The great Talmudic sage Hillel is said to have been approached by a gentile wishing to convert demanding that he be taught the entire Torah stood on one foot.[iv] Hillel accepted the challenge saying:

“What is hateful to you, do not do to your neighbour. That is the whole Torah; the rest is the explanation of this—go and study it!”

Modern Jewish philosophers found their own ways to express this – Martin Buber called it the I and Thou, Emmanuel Levinas spoke of the human face, which “orders and ordains” calling us into “giving and serving” the Other, Judith N Shklar stressed the need for us to fear cruelty so that we may act to prevent injustice.

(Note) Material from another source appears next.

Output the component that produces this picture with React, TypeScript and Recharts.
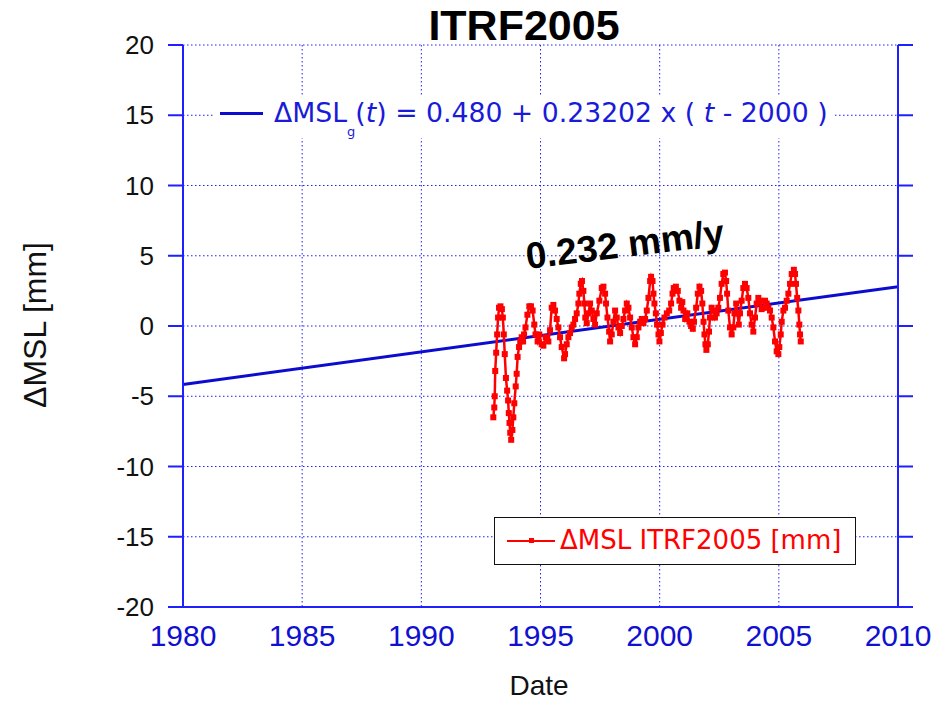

Hillel, Buber, Levinas and Shklar all begin their search for what we believe in by looking at their fellow human beings and how we ought to treat them. That is the Jewish path to finding God. There are no short cuts…

And so, when, as I hope I might have inspired you to do this evening, you think this Yom Kippur about your own ethical will, I hope that you will follow along that Jewish path of seeing your life intertwined with the life of those around you and those who will follow you. For who knows, as you reflect on what you want to be remembered, what forgotten, your successes and failures, the calls to action that you heeded and the ones that you want future generations to heed, your hopes and fears, you might just discover God accompanying you along the way.

[i] https://velveteenrabbi.blogs.com/blog/2017/09/a-rehearsal-for-the-day-of-our-death-a-sermon-for-kol-nidre.html

[ii] J. Riemer, N. Stampfer, Ethical Wills & How to Prepare Them (2nd Edition), Turner Publishing Company 2015.

[iii] Thanks to Amy Perlin for bringing my attention to Wuhshah.